Kullgren, and colleagues, set up an experiment to test one incentives question: Do people respond better as individuals or competing within groups? They found strong evidence for the latter.
The study, which is written up in the Annals of Internal Medicine, looked at two groups of obese employees at a hospital in Philadelphia. The first group received $100 each for every month members reached a weight-loss target. A second group, with five members, had to split the money evenly (with the potential to get $100 each if everyone hit their goals).
After six months, the second group had achieved almost three times more weight loss, indicating that peer pressure could be at least as important as cash.

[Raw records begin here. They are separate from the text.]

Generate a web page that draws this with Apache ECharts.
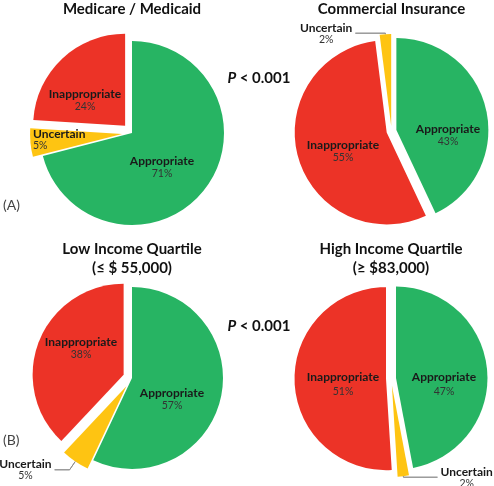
<!DOCTYPE html>
<html>
<head>
<meta charset="utf-8">
<script src="https://cdn.jsdelivr.net/npm/echarts@6/dist/echarts.min.js"></script>
<style>
html,body{margin:0;padding:0;background:#fff;}
#chart{width:494px;height:486px;}
</style>
</head>
<body>
<div id="chart"></div>
<script>
// ---- data ----
const panelTitles = ['Medicare / Medicaid', 'Commercial Insurance', 'Low Income Quartile\n(≤ $ 55,000)', 'High Income Quartile\n(≥ $83,000)'];
const medicareOrder = ['Appropriate', 'Uncertain', 'Inappropriate'];
const medicareValues = [71, 5, 24];
const commercialOrder = ['Appropriate', 'Inappropriate', 'Uncertain'];
const commercialValues = [43, 55, 2];
const lowIncomeOrder = ['Appropriate', 'Uncertain', 'Inappropriate'];
const lowIncomeValues = [57, 5, 38];
const highIncomeOrder = ['Appropriate', 'Uncertain', 'Inappropriate'];
const highIncomeValues = [47, 2, 51];
const pValueText = 'P < 0.001';
const panelLetters = ['(A)', '(B)'];

// ---- style / layout ----
const FONT = 'Lato, "Open Sans", sans-serif';
const colors = { Appropriate: '#27B463', Inappropriate: '#EC3327', Uncertain: '#FEC412' };
// inside-label anchor points (text block centre unless leftAlign); outside labels use leader lines [length, length2]
const panels = [
  { order: medicareOrder, values: medicareValues, center: [132, 133], r: 92,
    offset: { Appropriate: 0, Uncertain: 10, Inappropriate: 10 },
    labelAt: { Appropriate: [162, 167], Inappropriate: [85, 100], Uncertain: [33, 140] },
    outside: {}, leftAlign: { Uncertain: true } },
  { order: commercialOrder, values: commercialValues, center: [391.5, 131], r: 92,
    offset: { Appropriate: 5, Uncertain: 5, Inappropriate: 5 },
    labelAt: { Appropriate: [448, 135], Inappropriate: [343, 151] },
    outside: { Uncertain: [1, 30] }, leftAlign: {} },
  { order: lowIncomeOrder, values: lowIncomeValues, center: [132, 378], r: 91,
    offset: { Appropriate: 0, Uncertain: 10, Inappropriate: 9 },
    labelAt: { Appropriate: [172, 399], Inappropriate: [81, 348] },
    outside: { Uncertain: [10, 15] }, leftAlign: {} },
  { order: highIncomeOrder, values: highIncomeValues, center: [391, 378.5], r: 91.5,
    offset: { Appropriate: 5, Uncertain: 7, Inappropriate: 5 },
    labelAt: { Appropriate: [444, 384], Inappropriate: [343, 384] },
    outside: { Uncertain: [1, 34] }, leftAlign: {} }
];
const LEADER_COLOR = '#8c8c8c';

const innerSeries = [];
const outerSeries = [];
const leaderLines = [];
panels.forEach(function (p, pi) {
  const total = p.values.reduce(function (a, b) { return a + b; }, 0);
  let cum = 0;
  p.order.forEach(function (name, k) {
    const v = p.values[k];
    const mid = (cum + v / 2) / total * 2 * Math.PI; // clockwise from top
    cum += v;
    const dirX = Math.sin(mid), dirY = -Math.cos(mid);
    const off = p.offset[name] || 0;
    const cx = p.center[0] + off * dirX;
    const cy = p.center[1] + off * dirY;
    const outLen = p.outside[name];
    const isOut = !!outLen;
    const left = !!p.leftAlign[name];
    const at = p.labelAt[name];
    const big = pi === 3 && !isOut;
    const tight = isOut || left;
    if (isOut) {
      // leader line following the slice's mid-angle (same geometry the pie label uses)
      const p1 = [cx + p.r * dirX, cy + p.r * dirY];
      const p2 = [p1[0] + outLen[0] * dirX, p1[1] + outLen[0] * dirY];
      const p3 = [p2[0] + (dirX < 0 ? -1 : 1) * outLen[1], p2[1]];
      leaderLines.push({ type: 'polyline', z: 20, silent: true,
        shape: { points: [p1, p2, p3] },
        style: { stroke: LEADER_COLOR, lineWidth: 0.9, fill: null } });
    }
    const s = {
      type: 'pie',
      z: isOut ? 4 : 2,
      center: [cx, cy],
      radius: p.r,
      startAngle: 90,
      clockwise: true,
      silent: true,
      animation: false,
      avoidLabelOverlap: false,
      emphasis: { disabled: true },
      itemStyle: { borderWidth: 0 },
      label: { position: isOut ? 'outside' : 'inside', alignTo: 'none', distanceToLabelLine: 3 },
      labelLine: isOut ? { show: true, length: outLen[0], length2: outLen[1], smooth: false,
        lineStyle: { color: LEADER_COLOR, width: 0.9 } } : { show: false },
      data: p.order.map(function (n, i) {
        const on = i === k;
        return {
          name: n,
          value: p.values[i],
          itemStyle: { color: on ? colors[n] : 'rgba(0,0,0,0)', borderWidth: 0 },
          label: {
            show: on,
            formatter: '{b|{b}}\n{p|{c}%}',
            rich: {
              b: { fontFamily: FONT, fontWeight: 'bold', fontSize: 12, color: '#1a1a1a', lineHeight: big ? 16 : (tight ? 12 : 13), align: left ? 'left' : 'center' },
              p: { fontFamily: FONT, fontSize: 10.5, color: '#333', lineHeight: big ? 14 : (tight ? 11 : 12), align: left ? 'left' : 'center' }
            }
          },
          labelLine: { show: on && isOut }
        };
      })
    };
    if (at) {
      s.labelLayout = function (params) {
        if (params.dataIndex !== k) return {};
        return { x: at[0], y: at[1], align: left ? 'left' : 'center', verticalAlign: 'middle' };
      };
    }
    (isOut ? outerSeries : innerSeries).push(s);
  });
});
const series = innerSeries.concat(outerSeries);

const titles = panelTitles.map(function (t, i) {
  const p = panels[i];
  const top = i < 2 ? 0 : 239.5;
  return {
    text: t, left: p.center[0], top: top, textAlign: 'center', padding: 0,
    textStyle: { fontFamily: FONT, fontWeight: 'bold', fontSize: 15, color: '#111', lineHeight: 19 }
  };
});

function pText(y) {
  const parts = pValueText.split(' ');
  return { type: 'text', x: 259, y: y, silent: true,
    style: { text: '{i|' + parts[0] + '} {b|' + parts.slice(1).join(' ') + '}', align: 'center', verticalAlign: 'middle',
      rich: { i: { fontFamily: FONT, fontWeight: 'bold', fontStyle: 'italic', fontSize: 15, fill: '#111' },
              b: { fontFamily: FONT, fontWeight: 'bold', fontSize: 15, fill: '#111' } } } };
}

const chart = echarts.init(document.getElementById('chart'), null, { renderer: 'canvas' });
chart.setOption({
  backgroundColor: '#ffffff',
  title: titles,
  series: series,
  graphic: [
    pText(78),
    pText(326),
    { type: 'text', x: 3, y: 205, silent: true, style: { text: panelLetters[0], fontFamily: FONT, fontSize: 14, fill: '#444', verticalAlign: 'middle' } },
    { type: 'text', x: 3, y: 440, silent: true, style: { text: panelLetters[1], fontFamily: FONT, fontSize: 14, fill: '#444', verticalAlign: 'middle' } }
  ].concat(leaderLines)
});
</script>
</body>
</html>
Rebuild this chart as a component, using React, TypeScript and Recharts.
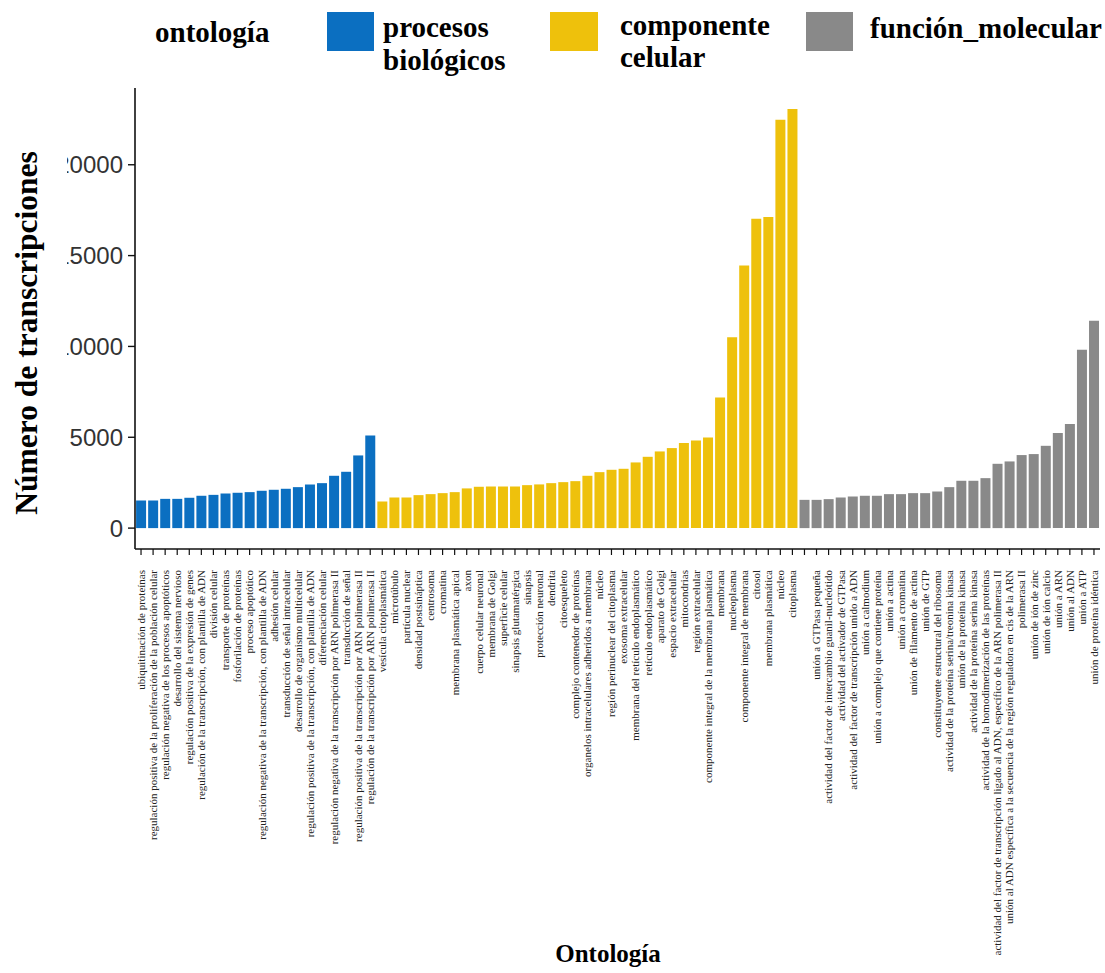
import React from "react";
import { BarChart, Bar, XAxis, YAxis, Cell } from "recharts";

// ---- data ----
const bioLabels = [
  "ubiquitinación de proteínas",
  "regulación positiva de la proliferación de la población celular",
  "regulación negativa de los procesos apoptóticos",
  "desarrollo del sistema nervioso",
  "regulación positiva de la expresión de genes",
  "regulación de la transcripción, con plantilla de ADN",
  "división celular",
  "transporte de proteínas",
  "fosforilación de proteínas",
  "proceso apoptótico",
  "regulación negativa de la transcripción, con plantilla de ADN",
  "adhesión celular",
  "transducción de señal intracelular",
  "desarrollo de organismo multicelular",
  "regulación positiva de la transcripción, con plantilla de ADN",
  "diferenciación celular",
  "regulación negativa de la transcripción por ARN polimerasa II",
  "transducción de señal",
  "regulación positiva de la transcripción por ARN polimerasa II",
  "regulación de la transcripción por ARN polimerasa II",
];
const bioValues = [
  1520, 1520, 1610, 1610, 1670, 1780, 1830, 1905, 1945, 1980,
  2055, 2110, 2165, 2255, 2400, 2475, 2880, 3100, 4000, 5100,
];

const cellLabels = [
  "vesícula citoplasmática",
  "microtúbulo",
  "partícula nuclear",
  "densidad postsináptica",
  "centrosoma",
  "cromatina",
  "membrana plasmática apical",
  "axon",
  "cuerpo celular neuronal",
  "membrana de Golgi",
  "superficie celular",
  "sinapsis glutamatérgica",
  "sinapsis",
  "protección neuronal",
  "dendrita",
  "citoesqueleto",
  "complejo contenedor de proteínas",
  "organelos intracelulares adheridos a membrana",
  "núcleo",
  "región perinuclear del citoplasma",
  "exosoma extracelular",
  "membrana del retículo endoplasmático",
  "retículo endoplasmático",
  "aparato de Golgi",
  "espacio extracelular",
  "mitocondrias",
  "región extracelular",
  "componente integral de la membrana plasmática",
  "membrana",
  "nucleoplasma",
  "componente integral de membrana",
  "citosol",
  "membrana plasmática",
  "núcleo",
  "citoplasma",
];
const cellValues = [
  1465, 1685, 1685, 1815, 1870, 1925, 1980, 2185, 2275, 2290,
  2290, 2290, 2365, 2405, 2475, 2530, 2585, 2880, 3080, 3210,
  3265, 3615, 3925, 4220, 4405, 4680, 4825, 4990, 7195, 10500,
  14460, 17030, 17120, 22480, 23070,
];

const molLabels = [
  "",
  "unión a GTPasa pequeña",
  "actividad del factor de intercambio guanil-nucleótido",
  "actividad del activador de GTPasa",
  "actividad del factor de transcripción unido a ADN",
  "unión a calmodium",
  "unión a complejo que contiene proteína",
  "unión a actina",
  "unión a cromatina",
  "unión de filamento de actina",
  "unión de GTP",
  "constituyente estructural del ribosoma",
  "actividad de la proteína serina/treonina kinasa",
  "unión de la proteína kinasa",
  "actividad de la proteína serina kinasa",
  "actividad de la homodimerización de las proteínas",
  "actividad del factor de transcripción ligado al ADN, específico de la ARN polimerasa II",
  "unión al ADN específica a la secuencia de la región reguladora en cis de la ARN",
  "polimerasa II",
  "unión de ión de zinc",
  "unión de ión calcio",
  "unión a ARN",
  "unión al ADN",
  "unión a ATP",
  "unión de proteína idéntica",
];
const molValues = [
  1555, 1555, 1595, 1685, 1740, 1780, 1780, 1870, 1870, 1925,
  1925, 2015, 2255, 2605, 2605, 2750, 3540, 3670, 4020, 4075,
  4530, 5230, 5725, 9820, 11415,
];

const yTicks = [0, 5000, 10000, 15000, 20000];
const legendTitle = "ontología";
const groups = [
  { id: "bio", lines: ["procesos", "biológicos"], color: "#0b6fc1" },
  { id: "cell", lines: ["componente", "celular"], color: "#eec10c" },
  { id: "mol", lines: ["función_molecular"], color: "#898989" },
];

const colorOf: Record<string, string> = {
  bio: groups[0].color,
  cell: groups[1].color,
  mol: groups[2].color,
};

type Row = { key: string; label: string; group: string; value: number };
const data: Row[] = [
  ...bioLabels.map((l, i) => ({ key: "b" + i, label: l, group: "bio", value: bioValues[i] })),
  ...cellLabels.map((l, i) => ({ key: "c" + i, label: l, group: "cell", value: cellValues[i] })),
  ...molLabels.map((l, i) => ({ key: "m" + i, label: l, group: "mol", value: molValues[i] })),
];
const labelByKey: Record<string, string> = {};
data.forEach((d) => (labelByKey[d.key] = d.label));

const serif = "'Liberation Serif', 'Times New Roman', serif";

const XTick = (props: any) => {
  const { x, y, payload } = props;
  const label = labelByKey[payload.value] || "";
  return (
    <text
      x={x}
      y={y}
      transform={`rotate(-90, ${x}, ${y})`}
      textAnchor="end"
      dy="0.35em"
      fontFamily={serif}
      fontSize={11}
      fill="#222"
    >
      {label}
    </text>
  );
};

const YTick = (props: any) => {
  const { x, y, payload } = props;
  return (
    <text
      x={x}
      y={y}
      textAnchor="end"
      dy="0.36em"
      fontFamily="'Liberation Sans', Arial, sans-serif"
      fontSize={24}
      fill="#333"
    >
      {payload.value}
    </text>
  );
};

export default function App() {
  return (
    <div
      style={{
        position: "absolute",
        left: 0,
        top: 0,
        width: 1105,
        height: 973,
        background: "#fff",
        overflow: "hidden",
      }}
    >
      <BarChart
        width={1105}
        height={973}
        data={data}
        margin={{ top: 88, right: 5, bottom: 124, left: 0 }}
        barCategoryGap="9%"
      >
        <XAxis
          dataKey="key"
          interval={0}
          height={300}
          tick={<XTick />}
          tickSize={6}
          tickMargin={15}
          axisLine={{ stroke: "#111", strokeWidth: 1.6 }}
          tickLine={{ stroke: "#111", strokeWidth: 1.2 }}
        />
        <YAxis
          width={135}
          domain={[-1150, 24225]}
          ticks={yTicks}
          allowDataOverflow
          tick={<YTick />}
          tickSize={7}
          tickMargin={5}
          axisLine={{ stroke: "#111", strokeWidth: 1.6 }}
          tickLine={{ stroke: "#111", strokeWidth: 1.4 }}
        />
        <Bar dataKey="value" isAnimationActive={false}>
          {data.map((d) => (
            <Cell key={d.key} fill={colorOf[d.group]} />
          ))}
        </Bar>
      </BarChart>
      <svg
        width={1105}
        height={973}
        style={{ position: "absolute", left: 0, top: 0, pointerEvents: "none" }}
      >
        <rect x={0} y={90} width={67} height={455} fill="#fff" />
        <text
          x={37}
          y={333}
          transform="rotate(-90, 37, 333)"
          textAnchor="middle"
          fontFamily={serif}
          fontWeight="bold"
          fontSize={31.5}
          fill="#000"
        >
          Número de transcripciones
        </text>
        <text
          x={608}
          y={962}
          textAnchor="middle"
          fontFamily={serif}
          fontWeight="bold"
          fontSize={25}
          fill="#000"
        >
          Ontología
        </text>
        <text x={155} y={42} fontFamily={serif} fontWeight="bold" fontSize={29} fill="#000">
          {legendTitle}
        </text>
        <rect x={327} y={12} width={47} height={39} fill={groups[0].color} />
        <text x={383} y={37} fontFamily={serif} fontWeight="bold" fontSize={29} fill="#000">
          {groups[0].lines[0]}
        </text>
        <text x={383} y={70} fontFamily={serif} fontWeight="bold" fontSize={29} fill="#000">
          {groups[0].lines[1]}
        </text>
        <rect x={550} y={12} width={48} height={39} fill={groups[1].color} />
        <text x={620} y={35} fontFamily={serif} fontWeight="bold" fontSize={29} fill="#000">
          {groups[1].lines[0]}
        </text>
        <text x={620} y={67} fontFamily={serif} fontWeight="bold" fontSize={29} fill="#000">
          {groups[1].lines[1]}
        </text>
        <rect x={806} y={12} width={47} height={39} fill={groups[2].color} />
        <text x={870} y={38} fontFamily={serif} fontWeight="bold" fontSize={29} fill="#000">
          {groups[2].lines[0]}
        </text>
      </svg>
    </div>
  );
}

“We found that these incentives were substantially more powerful when delivered in groups, which has important implications for both policy makers and the employers who are considering offering them,” Kullgren says (though he cautions against introducing a Biggest Loser office sweep just yet).
With the Affordable Care Act set next year to allow employers to incentivize up to 30% of the cost of coverage (and possibly 50%, if the Obama Administration agrees to raise the threshold), the issue of how to incentivize will grow in importance. Whether employers should have so much power to set health priorities is another issue. But at least they’ll know more about the best way to do it.